#### What the task requires:
Sift the listing for lines that hold the string "chart" and pull them out.

#### Supplied material:
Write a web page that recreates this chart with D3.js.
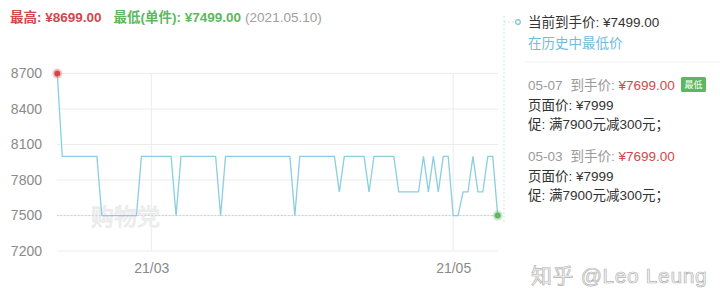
<!DOCTYPE html>
<html>
<head>
<meta charset="utf-8">
<script src="https://cdn.jsdelivr.net/npm/d3@7"></script>
<style>
  body { margin: 0; background: #fff; }
  svg { display: block; font-family: "Liberation Sans", "Noto Sans CJK SC", sans-serif; }
</style>
</head>
<body>
<svg id="chart" width="720" height="301"></svg>
<script>
// price history, one entry per change point
const dates = [
  '2021-02-10', '2021-02-11', '2021-02-18', '2021-02-19', '2021-02-26', '2021-02-27',
  '2021-03-05', '2021-03-06', '2021-03-07', '2021-03-14', '2021-03-15', '2021-03-16',
  '2021-03-29', '2021-03-30', '2021-03-31', '2021-04-07', '2021-04-08', '2021-04-09',
  '2021-04-13', '2021-04-14', '2021-04-15', '2021-04-19', '2021-04-20', '2021-04-24',
  '2021-04-25', '2021-04-26', '2021-04-27', '2021-04-28', '2021-04-29', '2021-04-30',
  '2021-05-01', '2021-05-02', '2021-05-03', '2021-05-04', '2021-05-05', '2021-05-06',
  '2021-05-07', '2021-05-08', '2021-05-09', '2021-05-10'];
const prices = [
  8699, 7999, 7999, 7499, 7499, 7999,
  7999, 7499, 7999, 7999, 7499, 7999,
  7999, 7499, 7999, 7999, 7699, 7999,
  7999, 7699, 7999, 7999, 7699, 7699,
  7999, 7699, 7999, 7699, 7999, 7999,
  7499, 7499, 7699, 7699, 7999, 7699,
  7699, 7999, 7999, 7499];
const yTicks = [7200, 7500, 7800, 8100, 8400, 8700];
const xTicks = ['2021-03-01', '2021-05-01'];

const maxPrice = 8699;
const minPrice = 7499;
const minDate = '2021.05.10';

const parse = d3.timeParse('%Y-%m-%d');
const data = dates.map((d, i) => ({date: parse(d), price: prices[i]}));

const svg = d3.select('#chart');

const x = d3.scaleTime()
  .domain([parse('2021-02-10'), parse('2021-05-10')])
  .range([57.3, 497.7]);
const y = d3.scaleLinear()
  .domain([7200, 8700])
  .range([251, 73.5]);

const red = '#d2474b';
const green = '#5fb760';
const lineColor = '#8bcee1';

// header
const head = svg.append('text').attr('x', 10).attr('y', 22).style('font-size', '13.5px');
head.append('tspan').attr('fill', red).attr('font-weight', 'bold')
  .text(`最高: ¥${maxPrice.toFixed(2)}`);
head.append('tspan').attr('dx', 12).attr('fill', green).attr('font-weight', 'bold')
  .text(`最低(单件): ¥${minPrice.toFixed(2)}`);
head.append('tspan').attr('dx', 4).attr('fill', '#a0a0a0')
  .text(`(${minDate})`);

// grid
const grid = svg.append('g');
grid.selectAll('.hg').data(yTicks).enter().append('line')
  .attr('x1', 57).attr('x2', 498)
  .attr('y1', (d) => y(d)).attr('y2', (d) => y(d))
  .attr('stroke', '#ececec');
grid.selectAll('.vg').data(xTicks).enter().append('line')
  .attr('x1', (d) => x(parse(d))).attr('x2', (d) => x(parse(d)))
  .attr('y1', y(8700)).attr('y2', y(7200))
  .attr('stroke', '#ececec');

// axes
const yAxis = svg.append('g')
  .attr('transform', 'translate(42,0)')
  .call(d3.axisLeft(y).tickValues(yTicks).tickSize(0).tickPadding(0).tickFormat(d3.format('d')));
yAxis.select('.domain').remove();
yAxis.selectAll('text').attr('fill', '#8a8a8a').style('font-size', '14px').style('font-family', 'inherit');

const xAxis = svg.append('g')
  .attr('transform', `translate(0,${y(7200)})`)
  .call(d3.axisBottom(x).tickValues(xTicks.map(parse)).tickSize(0).tickPadding(12)
    .tickFormat(d3.timeFormat('%y/%m')));
xAxis.select('.domain').remove();
xAxis.selectAll('text').attr('fill', '#8a8a8a').style('font-size', '14px').style('font-family', 'inherit');

// watermark inside plot
svg.append('text').attr('x', 91).attr('y', 225)
  .attr('fill', '#f4f4f4').attr('stroke', '#e8e8e8').attr('stroke-width', 0.8)
  .style('font-size', '23px')
  .text('购物党');

// lowest-price reference line
svg.append('line')
  .attr('x1', 57).attr('x2', 498)
  .attr('y1', y(minPrice)).attr('y2', y(minPrice))
  .attr('stroke', '#b5d6dc').attr('stroke-dasharray', '1.5,2');

// price line
svg.append('path').datum(data)
  .attr('fill', 'none').attr('stroke', lineColor).attr('stroke-width', 1.3)
  .attr('d', d3.line().x((d) => x(d.date)).y((d) => y(d.price)));

// end markers
const first = data[0];
const last = data[data.length - 1];
svg.append('circle').attr('cx', x(first.date)).attr('cy', y(first.price)).attr('r', 5)
  .attr('fill', red).attr('opacity', 0.3);
svg.append('circle').attr('cx', x(first.date)).attr('cy', y(first.price)).attr('r', 3)
  .attr('fill', red);
svg.append('circle').attr('cx', x(last.date)).attr('cy', y(last.price)).attr('r', 5)
  .attr('fill', green).attr('opacity', 0.3);
svg.append('circle').attr('cx', x(last.date)).attr('cy', y(last.price)).attr('r', 3)
  .attr('fill', green);

// right panel
const panel = svg.append('g');
panel.append('line').attr('x1', 504).attr('x2', 504).attr('y1', 16).attr('y2', 222)
  .attr('stroke', '#b9dde3').attr('stroke-dasharray', '1.5,2.5');
panel.append('line').attr('x1', 504).attr('x2', 514).attr('y1', 22).attr('y2', 22)
  .attr('stroke', '#b9dde3').attr('stroke-dasharray', '1.5,2.5');
panel.append('circle').attr('cx', 518).attr('cy', 22).attr('r', 2.3)
  .attr('fill', '#fff').attr('stroke', '#7cc3d6').attr('stroke-width', 1.2);

panel.append('text').attr('x', 528).attr('y', 27).attr('fill', '#333').style('font-size', '13.5px')
  .text(`当前到手价: ¥${minPrice.toFixed(2)}`);
panel.append('text').attr('x', 528).attr('y', 48).attr('fill', '#72bcd8').style('font-size', '13.5px')
  .text('在历史中最低价');
panel.append('line').attr('x1', 526).attr('x2', 720).attr('y1', 62).attr('y2', 62)
  .attr('stroke', '#f2f2f2');

const records = [
  {day: '05-07', price: 7699, page: 7999, promo: '满7900元减300元；', lowest: true},
  {day: '05-03', price: 7699, page: 7999, promo: '满7900元减300元；', lowest: false},
];
records.forEach((r, i) => {
  const top = 90 + i * 71;
  const t = panel.append('text').attr('x', 528).attr('y', top).style('font-size', '13.5px');
  t.append('tspan').attr('fill', '#9a9a9a').text(r.day);
  t.append('tspan').attr('dx', 8).attr('fill', '#9a9a9a').text('到手价: ');
  t.append('tspan').attr('fill', red).text(`¥${r.price.toFixed(2)}`);
  if (r.lowest) {
    panel.append('rect').attr('x', 681).attr('y', top - 13).attr('width', 25).attr('height', 15)
      .attr('rx', 1.5).attr('fill', '#5cb85c');
    panel.append('text').attr('x', 693.5).attr('y', top - 2).attr('text-anchor', 'middle')
      .attr('fill', '#fff').style('font-size', '9px').text('最低');
  }
  panel.append('text').attr('x', 528).attr('y', top + 20).attr('fill', '#333').style('font-size', '13.5px')
    .text(`页面价: ¥${r.page}`);
  panel.append('text').attr('x', 528).attr('y', top + 39).attr('fill', '#333').style('font-size', '13.5px')
    .text(`促: ${r.promo}`);
});

// site watermark
svg.append('text').attr('x', 531).attr('y', 283)
  .attr('fill', '#f8f8f8').attr('stroke', '#b4b4b4').attr('stroke-width', 0.7)
  .style('font-size', '21px').style('letter-spacing', '0.6px')
  .text('知乎 @Leo Leung');
</script>
</body>
</html>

#### Task solution:
Write a web page that recreates this chart with D3.js.
<svg id="chart" width="720" height="301"></svg>
const svg = d3.select('#chart');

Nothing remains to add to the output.